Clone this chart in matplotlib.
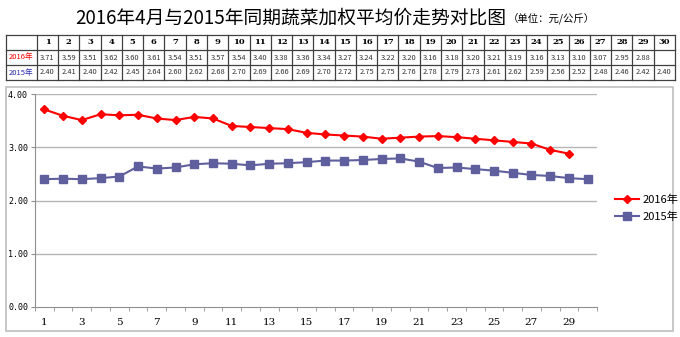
import matplotlib
matplotlib.use('Agg')
import matplotlib.pyplot as plt
from matplotlib.patches import Rectangle

plt.rcParams['font.family'] = ['Noto Sans CJK SC', 'DejaVu Sans']

days = list(range(1, 31))
price_2016 = [3.71, 3.59, 3.51, 3.62, 3.60, 3.61, 3.54, 3.51, 3.57, 3.54,
              3.40, 3.38, 3.36, 3.34, 3.27, 3.24, 3.22, 3.20, 3.16, 3.18,
              3.20, 3.21, 3.19, 3.16, 3.13, 3.10, 3.07, 2.95, 2.88]
price_2015 = [2.40, 2.41, 2.40, 2.42, 2.45, 2.64, 2.60, 2.62, 2.68, 2.70,
              2.69, 2.66, 2.69, 2.70, 2.72, 2.75, 2.75, 2.76, 2.78, 2.79,
              2.73, 2.61, 2.62, 2.59, 2.56, 2.52, 2.48, 2.46, 2.42, 2.40]
series_names = ['2016年', '2015年']
title = '2016年4月与2015年同期蔬菜加权平均价走势对比图'
unit = '（单位：元/公斤）'

W, H = 680, 337
red = '#FF0000'
blue = '#5F5F9E'
name_colors = [red, '#2B2BB0']

fig = plt.figure(figsize=(W / 100, H / 100), dpi=100)


def box(l, t, r, b):
    # pixel box -> figure fraction [left, bottom, width, height]
    return [l / W, 1 - b / H, (r - l) / W, (b - t) / H]


# title
fig.text(75 / W, 1 - 18 / H, title, fontsize=13.5, ha='left', va='center')
fig.text(508 / W, 1 - 19 / H, unit, fontsize=7.5, ha='left', va='center')

# data table on top
tab = fig.add_axes(box(6, 35, 675, 80))
first_w = 1.45
tab.set_xlim(0, first_w + 30)
tab.set_ylim(3, 0)
tab.axis('off')
for r in range(4):
    tab.plot([0, first_w + 30], [r, r], color='#404040', lw=0.9, clip_on=False)
for c in range(32):
    xx = 0 if c == 0 else first_w + c - 1
    tab.plot([xx, xx], [0, 3], color='#404040', lw=0.9, clip_on=False)
for i, d in enumerate(days):
    cx = first_w + i + 0.5
    tab.text(cx, 0.5, str(d), ha='center', va='center', fontsize=6,
             fontweight='bold', family='DejaVu Serif')
    if i < len(price_2016):
        tab.text(cx, 1.5, '%.2f' % price_2016[i], ha='center', va='center',
                 fontsize=5.4, color='#333333')
    tab.text(cx, 2.5, '%.2f' % price_2015[i], ha='center', va='center',
             fontsize=5.4, color='#333333')
for k, nm in enumerate(series_names):
    tab.text(first_w / 2, 1.5 + k, nm, ha='center', va='center',
             fontsize=5.5, color=name_colors[k])

# outer chart frame
fig.patches.append(Rectangle((6 / W, 1 - 331 / H), 667 / W, 244 / H,
                             transform=fig.transFigure, fill=False,
                             edgecolor='#BFBFBF', lw=1.2))

ax = fig.add_axes(box(35, 94, 597, 307))
ax.plot(days[:len(price_2016)], price_2016, color=red, lw=1.5, marker='D',
        ms=3.8, label=series_names[0])
ax.plot(days, price_2015, color=blue, lw=1.5, marker='s', ms=5.2,
        label=series_names[1])
ax.set_xlim(0.5, 30.5)
ax.set_ylim(0, 4)
ax.set_yticks([0, 1, 2, 3, 4])
ax.set_yticklabels(['%.2f' % v for v in [0, 1, 2, 3, 4]], fontsize=6,
                   family='DejaVu Sans Mono')
ax.set_xticks(days[::2])
ax.set_xticklabels([str(d) for d in days[::2]], fontsize=7.5,
                   family='DejaVu Serif')
ax.set_xticks([d + 0.5 for d in range(0, 31)], minor=True)
ax.tick_params(axis='x', which='major', length=0, pad=8)
ax.tick_params(axis='x', which='minor', length=3, color='#909090')
ax.tick_params(axis='y', length=3, color='#909090', pad=2)
for v in [1, 2, 3, 4]:
    ax.axhline(v, color='#B5B5B5', lw=1, zorder=0)
for s in ['top', 'right']:
    ax.spines[s].set_visible(False)
for s in ['left', 'bottom']:
    ax.spines[s].set_color('#909090')

fig.legend(loc='center left', bbox_to_anchor=(605 / W, 1 - 208 / H),
           frameon=False, fontsize=8, handlelength=2.2, labelspacing=0.6,
           handletextpad=0.3)

fig.savefig('out.png', dpi=100)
════
_Set exercise_
Return nothing but the lines running from the start of the data to the line with "fig.text(508 / W, 1", please, both ends included and no pictures.

_Exercise output_
Clone this chart in matplotlib.
import matplotlib
matplotlib.use('Agg')
import matplotlib.pyplot as plt
from matplotlib.patches import Rectangle

plt.rcParams['font.family'] = ['Noto Sans CJK SC', 'DejaVu Sans']

days = list(range(1, 31))
price_2016 = [3.71, 3.59, 3.51, 3.62, 3.60, 3.61, 3.54, 3.51, 3.57, 3.54,
              3.40, 3.38, 3.36, 3.34, 3.27, 3.24, 3.22, 3.20, 3.16, 3.18,
              3.20, 3.21, 3.19, 3.16, 3.13, 3.10, 3.07, 2.95, 2.88]
price_2015 = [2.40, 2.41, 2.40, 2.42, 2.45, 2.64, 2.60, 2.62, 2.68, 2.70,
              2.69, 2.66, 2.69, 2.70, 2.72, 2.75, 2.75, 2.76, 2.78, 2.79,
              2.73, 2.61, 2.62, 2.59, 2.56, 2.52, 2.48, 2.46, 2.42, 2.40]
series_names = ['2016年', '2015年']
title = '2016年4月与2015年同期蔬菜加权平均价走势对比图'
unit = '（单位：元/公斤）'

W, H = 680, 337
red = '#FF0000'
blue = '#5F5F9E'
name_colors = [red, '#2B2BB0']

fig = plt.figure(figsize=(W / 100, H / 100), dpi=100)


def box(l, t, r, b):
    # pixel box -> figure fraction [left, bottom, width, height]
    return [l / W, 1 - b / H, (r - l) / W, (b - t) / H]


# title
fig.text(75 / W, 1 - 18 / H, title, fontsize=13.5, ha='left', va='center')
fig.text(508 / W, 1 - 19 / H, unit, fontsize=7.5, ha='left', va='center')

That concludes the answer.